PROBLEM DESCRIPTION: Restate the whole of the material. Keep every word, and drop the pictures.

::::::

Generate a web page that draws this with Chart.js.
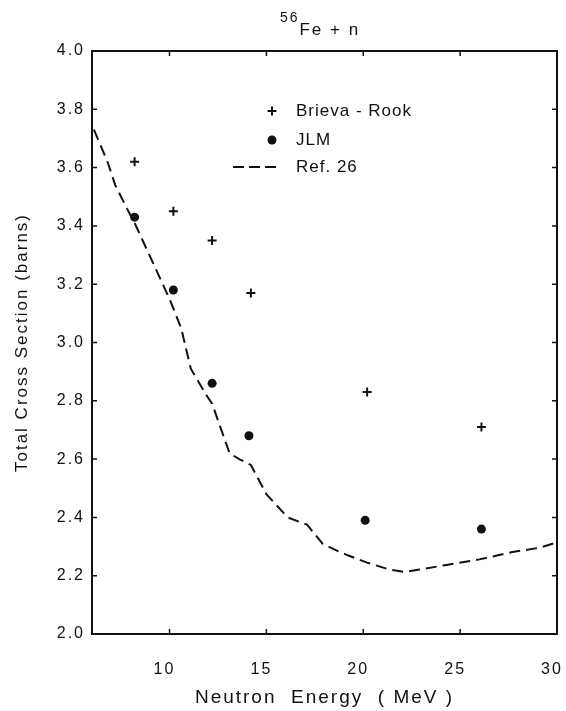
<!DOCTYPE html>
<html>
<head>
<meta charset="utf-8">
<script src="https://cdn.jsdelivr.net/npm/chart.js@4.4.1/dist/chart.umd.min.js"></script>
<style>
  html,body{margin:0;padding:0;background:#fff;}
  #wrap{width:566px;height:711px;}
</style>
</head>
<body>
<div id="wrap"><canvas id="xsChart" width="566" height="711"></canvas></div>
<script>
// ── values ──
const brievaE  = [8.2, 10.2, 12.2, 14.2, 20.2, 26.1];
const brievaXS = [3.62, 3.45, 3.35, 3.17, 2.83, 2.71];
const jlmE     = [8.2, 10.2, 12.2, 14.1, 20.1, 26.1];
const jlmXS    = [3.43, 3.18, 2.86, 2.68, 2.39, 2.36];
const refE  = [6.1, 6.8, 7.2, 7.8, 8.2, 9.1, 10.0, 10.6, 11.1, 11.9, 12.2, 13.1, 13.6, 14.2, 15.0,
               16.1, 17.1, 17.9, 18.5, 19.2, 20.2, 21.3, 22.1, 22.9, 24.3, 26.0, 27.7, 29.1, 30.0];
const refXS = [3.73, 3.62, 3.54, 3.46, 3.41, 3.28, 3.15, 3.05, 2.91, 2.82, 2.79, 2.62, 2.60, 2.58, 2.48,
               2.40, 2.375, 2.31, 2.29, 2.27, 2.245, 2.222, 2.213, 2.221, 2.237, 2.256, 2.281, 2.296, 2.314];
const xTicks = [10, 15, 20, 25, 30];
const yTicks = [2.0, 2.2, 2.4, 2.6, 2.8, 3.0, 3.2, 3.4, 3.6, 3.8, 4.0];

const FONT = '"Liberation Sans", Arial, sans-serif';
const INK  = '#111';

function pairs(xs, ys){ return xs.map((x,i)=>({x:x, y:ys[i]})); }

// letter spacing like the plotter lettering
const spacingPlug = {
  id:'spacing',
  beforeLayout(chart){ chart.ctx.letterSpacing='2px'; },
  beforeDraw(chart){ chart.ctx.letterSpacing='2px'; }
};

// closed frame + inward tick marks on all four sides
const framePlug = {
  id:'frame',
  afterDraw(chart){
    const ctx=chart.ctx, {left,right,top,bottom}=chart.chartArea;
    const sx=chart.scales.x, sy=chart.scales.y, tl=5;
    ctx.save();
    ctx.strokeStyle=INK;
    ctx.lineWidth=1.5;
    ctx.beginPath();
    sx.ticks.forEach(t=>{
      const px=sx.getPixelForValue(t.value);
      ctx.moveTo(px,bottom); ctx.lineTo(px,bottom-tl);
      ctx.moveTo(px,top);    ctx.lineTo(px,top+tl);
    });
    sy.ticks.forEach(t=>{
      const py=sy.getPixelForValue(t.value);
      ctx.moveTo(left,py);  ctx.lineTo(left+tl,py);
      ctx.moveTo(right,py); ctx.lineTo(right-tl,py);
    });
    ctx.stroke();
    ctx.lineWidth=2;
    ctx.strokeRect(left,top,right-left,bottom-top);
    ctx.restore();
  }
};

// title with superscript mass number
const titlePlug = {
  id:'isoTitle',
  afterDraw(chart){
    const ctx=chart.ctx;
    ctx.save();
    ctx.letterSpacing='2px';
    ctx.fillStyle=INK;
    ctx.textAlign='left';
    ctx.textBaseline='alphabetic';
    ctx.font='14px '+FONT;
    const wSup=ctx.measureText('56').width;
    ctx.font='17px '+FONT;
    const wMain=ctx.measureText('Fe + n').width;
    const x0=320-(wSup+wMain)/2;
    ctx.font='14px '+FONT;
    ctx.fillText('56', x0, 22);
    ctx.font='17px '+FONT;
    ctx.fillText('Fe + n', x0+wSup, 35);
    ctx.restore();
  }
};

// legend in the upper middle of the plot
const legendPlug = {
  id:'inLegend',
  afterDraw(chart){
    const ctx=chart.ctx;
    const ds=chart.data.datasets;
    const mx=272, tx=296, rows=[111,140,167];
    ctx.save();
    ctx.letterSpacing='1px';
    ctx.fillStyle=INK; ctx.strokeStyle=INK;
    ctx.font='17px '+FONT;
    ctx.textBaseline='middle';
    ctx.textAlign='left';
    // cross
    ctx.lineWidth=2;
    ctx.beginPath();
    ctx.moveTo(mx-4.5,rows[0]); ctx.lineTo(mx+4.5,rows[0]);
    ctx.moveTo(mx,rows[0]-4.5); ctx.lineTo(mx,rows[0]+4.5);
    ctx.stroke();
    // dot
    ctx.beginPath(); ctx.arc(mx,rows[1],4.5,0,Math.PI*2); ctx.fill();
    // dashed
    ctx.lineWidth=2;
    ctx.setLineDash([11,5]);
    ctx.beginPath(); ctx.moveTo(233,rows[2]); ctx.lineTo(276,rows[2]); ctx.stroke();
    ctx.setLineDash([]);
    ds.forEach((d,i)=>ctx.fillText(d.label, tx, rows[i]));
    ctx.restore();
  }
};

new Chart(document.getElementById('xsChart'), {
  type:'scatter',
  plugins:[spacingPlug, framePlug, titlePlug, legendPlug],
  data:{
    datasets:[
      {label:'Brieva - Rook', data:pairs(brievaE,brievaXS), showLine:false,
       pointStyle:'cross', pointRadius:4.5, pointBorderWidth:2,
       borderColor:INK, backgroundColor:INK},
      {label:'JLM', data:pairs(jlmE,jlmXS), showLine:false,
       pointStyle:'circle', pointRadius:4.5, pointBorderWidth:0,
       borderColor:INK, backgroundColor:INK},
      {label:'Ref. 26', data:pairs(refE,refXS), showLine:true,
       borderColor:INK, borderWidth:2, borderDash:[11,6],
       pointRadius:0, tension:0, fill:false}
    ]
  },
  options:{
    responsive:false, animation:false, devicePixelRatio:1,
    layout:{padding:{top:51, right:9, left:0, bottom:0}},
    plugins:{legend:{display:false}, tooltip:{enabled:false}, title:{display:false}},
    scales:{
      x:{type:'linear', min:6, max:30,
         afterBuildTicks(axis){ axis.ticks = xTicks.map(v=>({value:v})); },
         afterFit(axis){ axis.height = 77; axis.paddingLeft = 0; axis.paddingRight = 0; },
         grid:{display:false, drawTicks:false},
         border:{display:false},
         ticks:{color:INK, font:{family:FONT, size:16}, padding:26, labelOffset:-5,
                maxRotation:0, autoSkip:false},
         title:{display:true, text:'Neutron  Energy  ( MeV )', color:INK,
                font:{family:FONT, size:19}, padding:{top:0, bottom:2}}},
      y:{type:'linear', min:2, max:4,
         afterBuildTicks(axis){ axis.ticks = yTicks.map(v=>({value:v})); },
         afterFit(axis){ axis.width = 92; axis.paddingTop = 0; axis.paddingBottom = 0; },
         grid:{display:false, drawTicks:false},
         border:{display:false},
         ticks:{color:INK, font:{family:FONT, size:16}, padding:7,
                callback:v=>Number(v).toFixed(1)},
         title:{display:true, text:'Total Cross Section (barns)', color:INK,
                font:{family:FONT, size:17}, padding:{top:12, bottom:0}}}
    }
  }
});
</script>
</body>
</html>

::::::

IN RESPONSE:
Generate a web page that draws this with Chart.js.
<!DOCTYPE html>
<html>
<head>
<meta charset="utf-8">
<script src="https://cdn.jsdelivr.net/npm/chart.js@4.4.1/dist/chart.umd.min.js"></script>
<style>
  html,body{margin:0;padding:0;background:#fff;}
  #wrap{width:566px;height:711px;}
</style>
</head>
<body>
<div id="wrap"><canvas id="xsChart" width="566" height="711"></canvas></div>
<script>
// ── values ──
const brievaE  = [8.2, 10.2, 12.2, 14.2, 20.2, 26.1];
const brievaXS = [3.62, 3.45, 3.35, 3.17, 2.83, 2.71];
const jlmE     = [8.2, 10.2, 12.2, 14.1, 20.1, 26.1];
const jlmXS    = [3.43, 3.18, 2.86, 2.68, 2.39, 2.36];
const refE  = [6.1, 6.8, 7.2, 7.8, 8.2, 9.1, 10.0, 10.6, 11.1, 11.9, 12.2, 13.1, 13.6, 14.2, 15.0,
               16.1, 17.1, 17.9, 18.5, 19.2, 20.2, 21.3, 22.1, 22.9, 24.3, 26.0, 27.7, 29.1, 30.0];
const refXS = [3.73, 3.62, 3.54, 3.46, 3.41, 3.28, 3.15, 3.05, 2.91, 2.82, 2.79, 2.62, 2.60, 2.58, 2.48,
               2.40, 2.375, 2.31, 2.29, 2.27, 2.245, 2.222, 2.213, 2.221, 2.237, 2.256, 2.281, 2.296, 2.314];
const xTicks = [10, 15, 20, 25, 30];
const yTicks = [2.0, 2.2, 2.4, 2.6, 2.8, 3.0, 3.2, 3.4, 3.6, 3.8, 4.0];

const FONT = '"Liberation Sans", Arial, sans-serif';
const INK  = '#111';

function pairs(xs, ys){ return xs.map((x,i)=>({x:x, y:ys[i]})); }

// letter spacing like the plotter lettering
const spacingPlug = {
  id:'spacing',
  beforeLayout(chart){ chart.ctx.letterSpacing='2px'; },
  beforeDraw(chart){ chart.ctx.letterSpacing='2px'; }
};

// closed frame + inward tick marks on all four sides
const framePlug = {
  id:'frame',
  afterDraw(chart){
    const ctx=chart.ctx, {left,right,top,bottom}=chart.chartArea;
    const sx=chart.scales.x, sy=chart.scales.y, tl=5;
    ctx.save();
    ctx.strokeStyle=INK;
    ctx.lineWidth=1.5;
    ctx.beginPath();
    sx.ticks.forEach(t=>{
      const px=sx.getPixelForValue(t.value);
      ctx.moveTo(px,bottom); ctx.lineTo(px,bottom-tl);
      ctx.moveTo(px,top);    ctx.lineTo(px,top+tl);
    });
    sy.ticks.forEach(t=>{
      const py=sy.getPixelForValue(t.value);
      ctx.moveTo(left,py);  ctx.lineTo(left+tl,py);
      ctx.moveTo(right,py); ctx.lineTo(right-tl,py);
    });
    ctx.stroke();
    ctx.lineWidth=2;
    ctx.strokeRect(left,top,right-left,bottom-top);
    ctx.restore();
  }
};

// title with superscript mass number
const titlePlug = {
  id:'isoTitle',
  afterDraw(chart){
    const ctx=chart.ctx;
    ctx.save();
    ctx.letterSpacing='2px';
    ctx.fillStyle=INK;
    ctx.textAlign='left';
    ctx.textBaseline='alphabetic';
    ctx.font='14px '+FONT;
    const wSup=ctx.measureText('56').width;
    ctx.font='17px '+FONT;
    const wMain=ctx.measureText('Fe + n').width;
    const x0=320-(wSup+wMain)/2;
    ctx.font='14px '+FONT;
    ctx.fillText('56', x0, 22);
    ctx.font='17px '+FONT;
    ctx.fillText('Fe + n', x0+wSup, 35);
    ctx.restore();
  }
};

// legend in the upper middle of the plot
const legendPlug = {
  id:'inLegend',
  afterDraw(chart){
    const ctx=chart.ctx;
    const ds=chart.data.datasets;
    const mx=272, tx=296, rows=[111,140,167];
    ctx.save();
    ctx.letterSpacing='1px';
    ctx.fillStyle=INK; ctx.strokeStyle=INK;
    ctx.font='17px '+FONT;
    ctx.textBaseline='middle';
    ctx.textAlign='left';
    // cross
    ctx.lineWidth=2;
    ctx.beginPath();
    ctx.moveTo(mx-4.5,rows[0]); ctx.lineTo(mx+4.5,rows[0]);
    ctx.moveTo(mx,rows[0]-4.5); ctx.lineTo(mx,rows[0]+4.5);
    ctx.stroke();
    // dot
    ctx.beginPath(); ctx.arc(mx,rows[1],4.5,0,Math.PI*2); ctx.fill();
    // dashed
    ctx.lineWidth=2;
    ctx.setLineDash([11,5]);
    ctx.beginPath(); ctx.moveTo(233,rows[2]); ctx.lineTo(276,rows[2]); ctx.stroke();
    ctx.setLineDash([]);
    ds.forEach((d,i)=>ctx.fillText(d.label, tx, rows[i]));
    ctx.restore();
  }
};

new Chart(document.getElementById('xsChart'), {
  type:'scatter',
  plugins:[spacingPlug, framePlug, titlePlug, legendPlug],
  data:{
    datasets:[
      {label:'Brieva - Rook', data:pairs(brievaE,brievaXS), showLine:false,
       pointStyle:'cross', pointRadius:4.5, pointBorderWidth:2,
       borderColor:INK, backgroundColor:INK},
      {label:'JLM', data:pairs(jlmE,jlmXS), showLine:false,
       pointStyle:'circle', pointRadius:4.5, pointBorderWidth:0,
       borderColor:INK, backgroundColor:INK},
      {label:'Ref. 26', data:pairs(refE,refXS), showLine:true,
       borderColor:INK, borderWidth:2, borderDash:[11,6],
       pointRadius:0, tension:0, fill:false}
    ]
  },
  options:{
    responsive:false, animation:false, devicePixelRatio:1,
    layout:{padding:{top:51, right:9, left:0, bottom:0}},
    plugins:{legend:{display:false}, tooltip:{enabled:false}, title:{display:false}},
    scales:{
      x:{type:'linear', min:6, max:30,
         afterBuildTicks(axis){ axis.ticks = xTicks.map(v=>({value:v})); },
         afterFit(axis){ axis.height = 77; axis.paddingLeft = 0; axis.paddingRight = 0; },
         grid:{display:false, drawTicks:false},
         border:{display:false},
         ticks:{color:INK, font:{family:FONT, size:16}, padding:26, labelOffset:-5,
                maxRotation:0, autoSkip:false},
         title:{display:true, text:'Neutron  Energy  ( MeV )', color:INK,
                font:{family:FONT, size:19}, padding:{top:0, bottom:2}}},
      y:{type:'linear', min:2, max:4,
         afterBuildTicks(axis){ axis.ticks = yTicks.map(v=>({value:v})); },
         afterFit(axis){ axis.width = 92; axis.paddingTop = 0; axis.paddingBottom = 0; },
         grid:{display:false, drawTicks:false},
         border:{display:false},
         ticks:{color:INK, font:{family:FONT, size:16}, padding:7,
                callback:v=>Number(v).toFixed(1)},
         title:{display:true, text:'Total Cross Section (barns)', color:INK,
                font:{family:FONT, size:17}, padding:{top:12, bottom:0}}}
    }
  }
});
</script>
</body>
</html>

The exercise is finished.